The Great Cemetery (Latvian: Lielie kapi; German: Großer Friedhof) was formerly the principal cemetery of Riga in Latvia, established in 1773. It was the main burial ground of the Baltic Germans in Latvia.

Extensive damage and removal of many headstones and graves by the Soviet authorities governing the Latvian SSR after 1945 led to the suspension of burials and the eventual conversion of the burial ground to a public park. Despite this, a significant number of old graves have survived.

The 22-hectare (54 acres) property is currently owned by the Rīga City Council, located in the Vizdeme suburb of Rīga, and crossed by Senču street.

It is somewhat impossible to accurately determine the exact number of interred due to damaged records, particularly by Soviet authorities. Despite damage throughout, combined with lack of tending to the property, many artistically valuable gravestones still survive, and reflect various artistic styles of their eras.

Between 1771 and 1772, Catherine the Great, empress of the Russian Empire, decreed that no-one, regardless of their social standing or class origins, was to be buried in a church crypt or churchyard; all burials were to take place in the new cemeteries to be built throughout the entire Russian empire, which were to be located outside town boundaries.
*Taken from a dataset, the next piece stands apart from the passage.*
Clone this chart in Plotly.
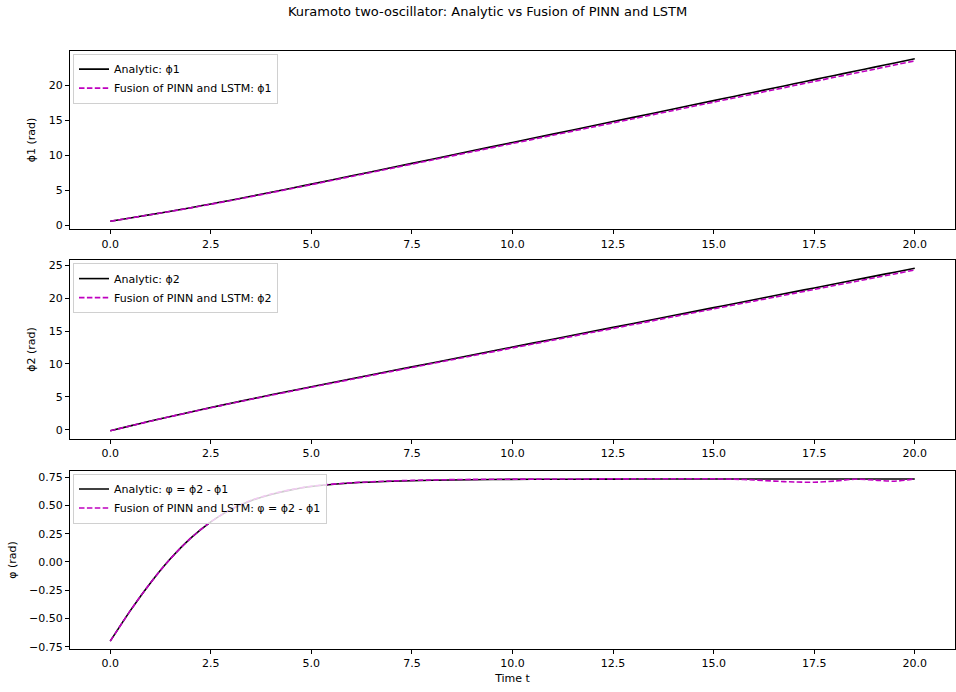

These measures were intended to overcome the congestion of urban church crypts and graveyards, and were prompted by a number of outbreaks of highly contagious diseases linked to inadequate burial practices in urban areas, especially the black plague which had led to the Plague Riot in Moscow in 1771.
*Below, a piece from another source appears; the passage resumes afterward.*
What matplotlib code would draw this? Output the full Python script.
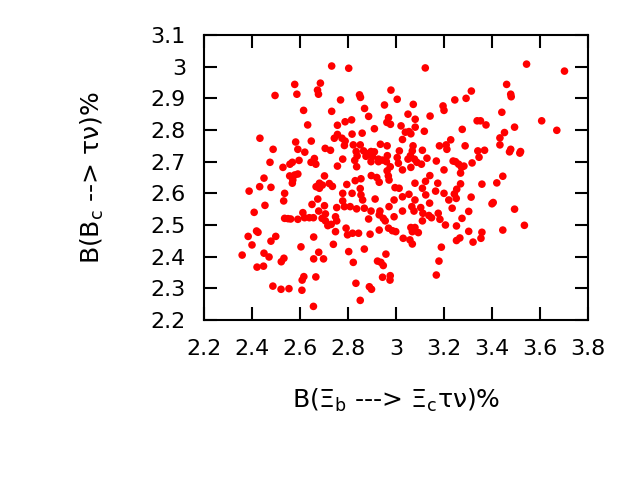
import matplotlib
matplotlib.use("Agg")
import matplotlib.pyplot as plt
import numpy as np

# B(Xi_b -> Xi_c tau nu) % values
x_vals = [
    2.496, 2.578, 2.587, 2.685, 2.673, 2.677, 2.615, 2.632, 2.433, 2.582, 2.647, 2.488,
    2.591, 2.620, 2.705, 2.475, 2.529, 2.558, 2.568, 2.596, 2.646, 2.660, 2.666,
    2.732, 2.803, 3.122, 2.979, 2.848, 2.852, 2.769, 3.005, 2.952, 3.072, 3.196, 3.200,
    2.869, 2.732, 2.886, 3.050, 2.969, 3.142, 3.080, 2.788, 2.815, 2.962, 2.977, 2.756,
    3.021, 3.080, 2.910, 3.039, 3.054, 3.062, 3.118, 2.859, 2.817, 2.756, 2.743, 2.775,
    2.788, 3.027, 3.228, 2.785, 2.822, 2.851, 2.935, 2.963, 3.071, 3.181, 3.209, 3.212,
    2.727, 2.834, 2.865, 2.882, 2.896, 2.910, 3.014, 3.068, 3.110, 2.838, 2.875, 2.902,
    2.927, 2.964, 3.060, 3.077, 3.005, 3.050, 3.129, 2.778, 2.828, 2.896, 2.927, 2.944,
    2.960, 2.976, 3.010, 3.087, 3.106, 3.168, 3.238, 2.756, 2.836, 3.027, 3.062, 3.200,
    3.141, 2.897, 2.920, 2.963, 2.968, 2.854, 2.830, 3.123,
    3.544, 3.702, 3.461, 3.478, 3.480, 3.314, 3.292, 3.245, 3.441, 3.607, 3.338, 3.352,
    3.375, 3.494, 3.276, 3.670, 3.452, 3.433, 3.433, 3.288, 3.341, 3.369, 3.478, 3.473,
    3.519, 3.516, 3.346, 3.317, 3.248, 3.261, 3.283, 3.273, 3.269, 3.445,
    2.450, 2.557, 2.578, 2.591, 2.570, 2.568, 2.702, 2.681, 2.722, 2.735, 2.667, 2.681,
    2.693, 2.388, 2.432, 2.479, 2.536, 2.532, 2.454, 2.409, 2.536, 2.550, 2.561, 2.591,
    2.619, 2.639, 2.656, 2.692, 2.706, 2.706, 2.612, 2.650, 2.674, 2.678, 2.702, 2.716,
    2.384, 2.419, 2.425, 2.400, 2.499, 2.479, 2.450, 2.471, 2.359, 2.604, 2.657, 2.678,
    2.657, 2.698, 2.533, 2.522, 2.421, 2.448, 2.616, 2.609, 2.666, 2.487, 2.521, 2.554,
    2.608, 2.656,
    2.795, 2.778, 2.817, 2.851, 2.778, 2.785, 2.809, 2.753, 2.836, 2.748, 2.753, 2.730,
    2.748, 2.792, 2.798, 2.819, 2.844, 2.739, 2.803, 2.822, 2.833, 2.930, 2.971, 3.079,
    3.174, 2.996, 3.013, 3.054, 3.027, 2.854, 2.861, 2.913, 2.992, 2.971, 3.079, 3.110,
    3.124, 3.165, 3.200, 3.220, 2.868, 2.896, 2.933, 2.930, 2.947, 2.955, 3.027, 3.066,
    3.075, 3.103, 3.112, 3.140, 3.137, 3.148, 3.176, 3.183, 3.234, 2.886, 2.992, 3.110,
    3.206, 2.892, 2.930, 2.969, 2.985, 2.999, 3.030, 3.062, 3.079, 3.068, 3.093, 3.058,
    3.068, 2.868, 2.958, 3.189, 2.923, 2.937, 2.947, 3.179, 3.168, 2.944, 2.976, 2.975,
    2.889, 2.898, 2.851,
    3.269, 3.358, 3.420, 3.253, 3.243, 3.251, 3.313, 3.400, 3.405, 3.494, 3.303, 3.275,
    3.252, 3.535, 3.445, 3.303, 3.358, 3.266, 3.252, 3.321, 3.354,
]

# B(B_c -> tau nu) % values
y_vals = [
    2.909, 2.944, 2.913, 2.948, 2.926, 2.913, 2.862, 2.816, 2.774, 2.762, 2.765, 2.739,
    2.739, 2.730, 2.742, 2.698, 2.682, 2.692, 2.698, 2.704, 2.698, 2.710, 2.692,
    3.002, 2.995, 2.996, 2.926, 2.911, 2.903, 2.895, 2.897, 2.879, 2.881, 2.876, 2.862,
    2.868, 2.859, 2.843, 2.850, 2.839, 2.844, 2.834, 2.826, 2.832, 2.824, 2.818, 2.815,
    2.813, 2.809, 2.804, 2.793, 2.795, 2.788, 2.796, 2.790, 2.787, 2.786, 2.774, 2.774,
    2.765, 2.770, 2.769, 2.751, 2.753, 2.753, 2.755, 2.750, 2.750, 2.750, 2.753, 2.739,
    2.736, 2.732, 2.734, 2.725, 2.732, 2.731, 2.734, 2.734, 2.736, 2.718, 2.717, 2.716,
    2.708, 2.719, 2.719, 2.708, 2.713, 2.708, 2.711, 2.708, 2.704, 2.700, 2.700, 2.705,
    2.700, 2.684, 2.695, 2.698, 2.692, 2.702, 2.702, 2.686, 2.684, 2.674, 2.682, 2.674,
    2.656, 2.656, 2.650, 2.671, 2.655, 2.646, 2.640, 2.638,
    3.008, 2.986, 2.944, 2.913, 2.905, 2.923, 2.900, 2.895, 2.856, 2.829, 2.829, 2.829,
    2.816, 2.809, 2.802, 2.799, 2.792, 2.775, 2.753, 2.750, 2.734, 2.736, 2.739, 2.731,
    2.732, 2.727, 2.714, 2.696, 2.700, 2.692, 2.686, 2.682, 2.664, 2.654,
    2.648, 2.655, 2.658, 2.661, 2.642, 2.632, 2.655, 2.632, 2.631, 2.622, 2.621, 2.616,
    2.626, 2.607, 2.621, 2.619, 2.600, 2.576, 2.562, 2.540, 2.521, 2.520, 2.519, 2.518,
    2.523, 2.523, 2.523, 2.521, 2.513, 2.535, 2.539, 2.565, 2.582, 2.544, 2.561, 2.498,
    2.464, 2.481, 2.477, 2.437, 2.464, 2.449, 2.411, 2.399, 2.405, 2.431, 2.462, 2.414,
    2.393, 2.393, 2.395, 2.384, 2.367, 2.370, 2.337, 2.326, 2.336, 2.307, 2.297, 2.299,
    2.294, 2.243,
    2.628, 2.600, 2.600, 2.615, 2.576, 2.558, 2.558, 2.555, 2.551, 2.526, 2.513, 2.502,
    2.479, 2.490, 2.469, 2.474, 2.474, 2.439, 2.416, 2.382, 2.316, 2.635, 2.642, 2.632,
    2.632, 2.618, 2.616, 2.597, 2.589, 2.595, 2.579, 2.582, 2.579, 2.558, 2.579, 2.616,
    2.595, 2.607, 2.600, 2.579, 2.553, 2.544, 2.544, 2.532, 2.521, 2.513, 2.544, 2.558,
    2.544, 2.555, 2.537, 2.569, 2.530, 2.523, 2.537, 2.518, 2.553, 2.519, 2.526, 2.513,
    2.500, 2.471, 2.484, 2.490, 2.482, 2.479, 2.458, 2.492, 2.492, 2.479, 2.476, 2.453,
    2.440, 2.424, 2.408, 2.430, 2.386, 2.382, 2.372, 2.386, 2.342, 2.335, 2.340, 2.326,
    2.305, 2.297, 2.262,
    2.630, 2.629, 2.633, 2.613, 2.598, 2.584, 2.588, 2.567, 2.571, 2.550, 2.543, 2.521,
    2.497, 2.499, 2.484, 2.480, 2.477, 2.459, 2.451, 2.446, 2.458,
]

x_ticks = [2.2, 2.4, 2.6, 2.8, 3.0, 3.2, 3.4, 3.6, 3.8]
x_tick_labels = ["2.2", "2.4", "2.6", "2.8", "3", "3.2", "3.4", "3.6", "3.8"]
y_ticks = [2.2, 2.3, 2.4, 2.5, 2.6, 2.7, 2.8, 2.9, 3.0, 3.1]
y_tick_labels = ["2.2", "2.3", "2.4", "2.5", "2.6", "2.7", "2.8", "2.9", "3", "3.1"]

plt.rcParams['font.family'] = ['DejaVu Sans']
plt.rcParams['mathtext.fontset'] = 'dejavusans'

fig = plt.figure(figsize=(6.4, 4.8), dpi=100)
ax = fig.add_axes([204/640, 1 - 320/480, (588 - 204)/640, (320 - 35)/480])

ax.scatter(x_vals, y_vals, s=30, color='#ff0000', edgecolors='none', zorder=3)

ax.set_xlim(2.2, 3.8)
ax.set_ylim(2.2, 3.1)
ax.set_xticks(x_ticks)
ax.set_xticklabels(x_tick_labels)
ax.set_yticks(y_ticks)
ax.set_yticklabels(y_tick_labels)

for sp in ax.spines.values():
    sp.set_linewidth(1.5)

ax.tick_params(axis='both', direction='in', length=9.5, width=1.5,
               top=True, right=True, labelsize=16)
ax.tick_params(axis='x', pad=14)
ax.tick_params(axis='y', pad=13)

ax.set_xlabel(r"B($\Xi_{\mathrm{b}}$ ---> $\Xi_{\mathrm{c}}$τν)%", fontsize=18, labelpad=20)
ax.set_ylabel(r"B(B$_{\mathrm{c}}$ --> τν)%", fontsize=18, labelpad=32)

fig.savefig("out.png", dpi=100)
Against this background the Great Cemetery in Riga was founded in 1773. It served as a burial ground for over 170 years for almost all Baltic Germans who died in the city between 1773 and 1944. Additionally, numerous Latvians of upper social status were buried there as well. The cemetery was divided into three section: Lutheran, Roman Catholic, and Orthodox Christian.

One of the first to be (re-)buried there was the founder of the city, Albert of Riga, whose remains were exhumed from one of the city's main churches and transferred to the cemetery in 1773.

Burials at the cemetery were drastically reduced after Hitler's forced transfer, under the Molotov–Ribbentrop Pact, of tens of thousands of Baltic Germans from Latvia in late 1939 to occupied areas in western Poland.